- [Given entries]:
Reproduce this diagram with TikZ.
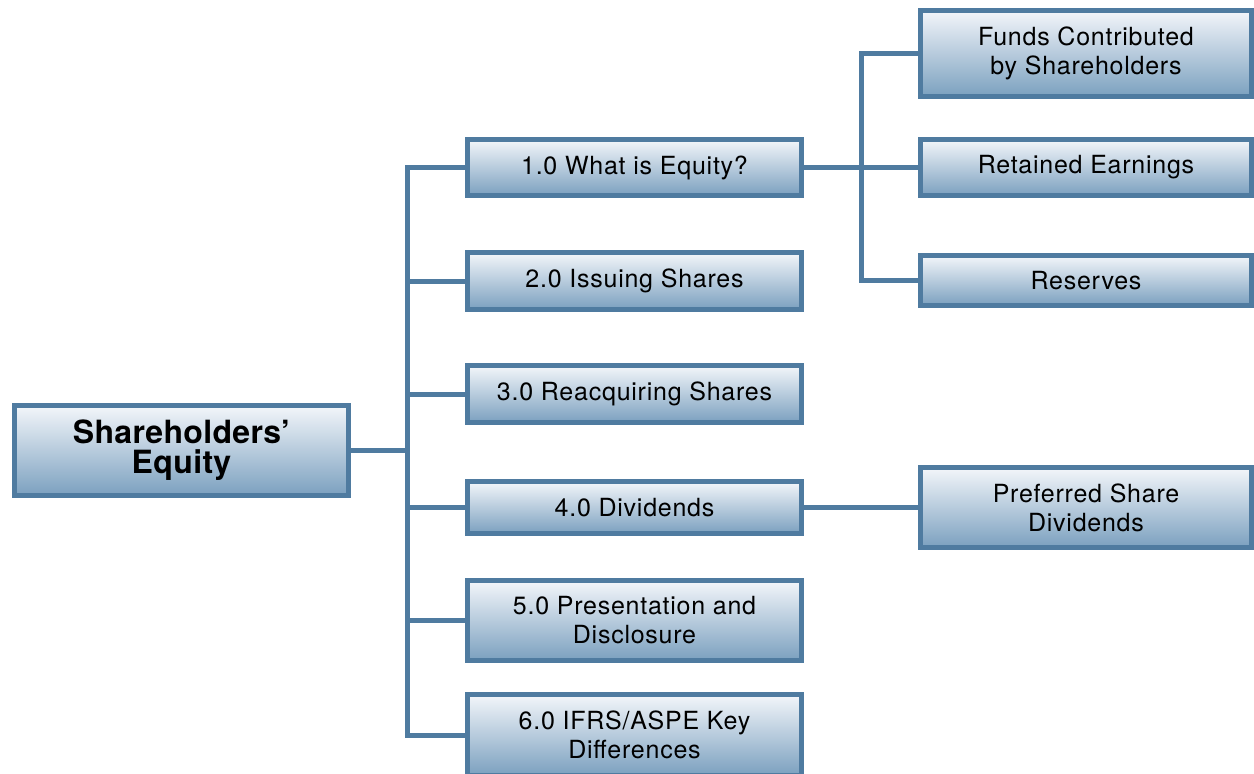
\documentclass[tikz,border=0pt]{standalone}
\usepackage{fontspec}
\setmainfont{TeX Gyre Heros}
\newfontfamily\boxfont[LetterSpace=3]{TeX Gyre Heros}
\newfontfamily\rootfont[LetterSpace=1]{TeX Gyre Heros}
\definecolor{bordc}{HTML}{4F7BA0}
\definecolor{topc}{HTML}{F3F6FA}
\definecolor{botc}{HTML}{7BA0BF}
\tikzset{
  boxstyle/.style={draw=bordc, line width=5pt, top color=topc, bottom color=botc,
    shading angle=0, align=center, inner sep=0pt, font=\boxfont\fontsize{25}{29}\selectfont,
    text=black, line join=miter},
  rootstyle/.style={boxstyle, font=\rootfont\fontsize{32}{30}\selectfont\bfseries},
  conn/.style={draw=bordc, line width=5pt, line join=miter}
}
\begin{document}
\begin{tikzpicture}[x=1pt,y=-1pt]
\useasboundingbox (0,0) rectangle (1254,774);
% root
\node[rootstyle, minimum width=334pt, minimum height=90pt] (root) at (181.5,450.5) {Shareholders’\\Equity};
% level 1
\node[boxstyle, minimum width=334pt, minimum height=56pt] (n1) at (634.5,167.5) {1.0 What is Equity?};
\node[boxstyle, minimum width=334pt, minimum height=57pt] (n2) at (634.5,281) {2.0 Issuing Shares};
\node[boxstyle, minimum width=334pt, minimum height=57pt] (n3) at (634.5,394) {3.0 Reacquiring Shares};
\node[boxstyle, minimum width=334pt, minimum height=52pt] (n4) at (634.5,507.5) {4.0 Dividends};
\node[boxstyle, minimum width=334pt, minimum height=80pt] (n5) at (634.5,620.5) {5.0 Presentation and\\Disclosure};
\node[boxstyle, minimum width=334pt, minimum height=81pt] (n6) at (634.5,735) {6.0 IFRS/ASPE Key\\Differences};
% level 2
\node[boxstyle, minimum width=331pt, minimum height=86pt] (a) at (1086,53.5) {Funds Contributed\\by Shareholders};
\node[boxstyle, minimum width=331pt, minimum height=56pt] (b) at (1086,167.5) {Retained Earnings};
\node[boxstyle, minimum width=331pt, minimum height=50pt] (c) at (1086,280.5) {Reserves};
\node[boxstyle, minimum width=331pt, minimum height=80pt] (d) at (1086,507.5) {Preferred Share\\Dividends};
% connectors
\coordinate (tr) at (407.5,450.5);
\coordinate (br) at (861,167.5);
\draw[conn] (root.east) -- (tr);
\draw[conn] (n1.west) -| (tr) |- (n6.west);
\draw[conn] (tr) |- (n2.west);
\draw[conn] (tr) |- (n3.west);
\draw[conn] (tr) |- (n4.west);
\draw[conn] (tr) |- (n5.west);
\draw[conn] (n1.east) -- (br);
\draw[conn] (a.west) -| (br) |- (c.west);
\draw[conn] (br) -- (b.west);
\draw[conn] (n4.east) -- (d.west);
\end{tikzpicture}
\end{document}
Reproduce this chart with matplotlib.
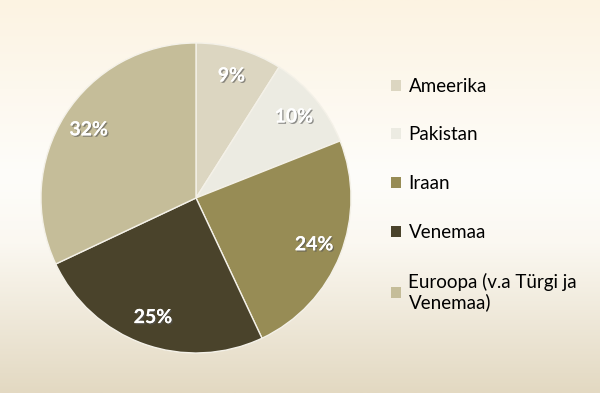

- [Exercise]:
Without including the pictures, reproduce all entries exactly.

- [Correct result]:
Reproduce this diagram with TikZ.
\documentclass[tikz,border=0pt]{standalone}
\usepackage{fontspec}
\setmainfont{TeX Gyre Heros}
\newfontfamily\boxfont[LetterSpace=3]{TeX Gyre Heros}
\newfontfamily\rootfont[LetterSpace=1]{TeX Gyre Heros}
\definecolor{bordc}{HTML}{4F7BA0}
\definecolor{topc}{HTML}{F3F6FA}
\definecolor{botc}{HTML}{7BA0BF}
\tikzset{
  boxstyle/.style={draw=bordc, line width=5pt, top color=topc, bottom color=botc,
    shading angle=0, align=center, inner sep=0pt, font=\boxfont\fontsize{25}{29}\selectfont,
    text=black, line join=miter},
  rootstyle/.style={boxstyle, font=\rootfont\fontsize{32}{30}\selectfont\bfseries},
  conn/.style={draw=bordc, line width=5pt, line join=miter}
}
\begin{document}
\begin{tikzpicture}[x=1pt,y=-1pt]
\useasboundingbox (0,0) rectangle (1254,774);
% root
\node[rootstyle, minimum width=334pt, minimum height=90pt] (root) at (181.5,450.5) {Shareholders’\\Equity};
% level 1
\node[boxstyle, minimum width=334pt, minimum height=56pt] (n1) at (634.5,167.5) {1.0 What is Equity?};
\node[boxstyle, minimum width=334pt, minimum height=57pt] (n2) at (634.5,281) {2.0 Issuing Shares};
\node[boxstyle, minimum width=334pt, minimum height=57pt] (n3) at (634.5,394) {3.0 Reacquiring Shares};
\node[boxstyle, minimum width=334pt, minimum height=52pt] (n4) at (634.5,507.5) {4.0 Dividends};
\node[boxstyle, minimum width=334pt, minimum height=80pt] (n5) at (634.5,620.5) {5.0 Presentation and\\Disclosure};
\node[boxstyle, minimum width=334pt, minimum height=81pt] (n6) at (634.5,735) {6.0 IFRS/ASPE Key\\Differences};
% level 2
\node[boxstyle, minimum width=331pt, minimum height=86pt] (a) at (1086,53.5) {Funds Contributed\\by Shareholders};
\node[boxstyle, minimum width=331pt, minimum height=56pt] (b) at (1086,167.5) {Retained Earnings};
\node[boxstyle, minimum width=331pt, minimum height=50pt] (c) at (1086,280.5) {Reserves};
\node[boxstyle, minimum width=331pt, minimum height=80pt] (d) at (1086,507.5) {Preferred Share\\Dividends};
% connectors
\coordinate (tr) at (407.5,450.5);
\coordinate (br) at (861,167.5);
\draw[conn] (root.east) -- (tr);
\draw[conn] (n1.west) -| (tr) |- (n6.west);
\draw[conn] (tr) |- (n2.west);
\draw[conn] (tr) |- (n3.west);
\draw[conn] (tr) |- (n4.west);
\draw[conn] (tr) |- (n5.west);
\draw[conn] (n1.east) -- (br);
\draw[conn] (a.west) -| (br) |- (c.west);
\draw[conn] (br) -- (b.west);
\draw[conn] (n4.east) -- (d.west);
\end{tikzpicture}
\end{document}
Reproduce this chart with matplotlib.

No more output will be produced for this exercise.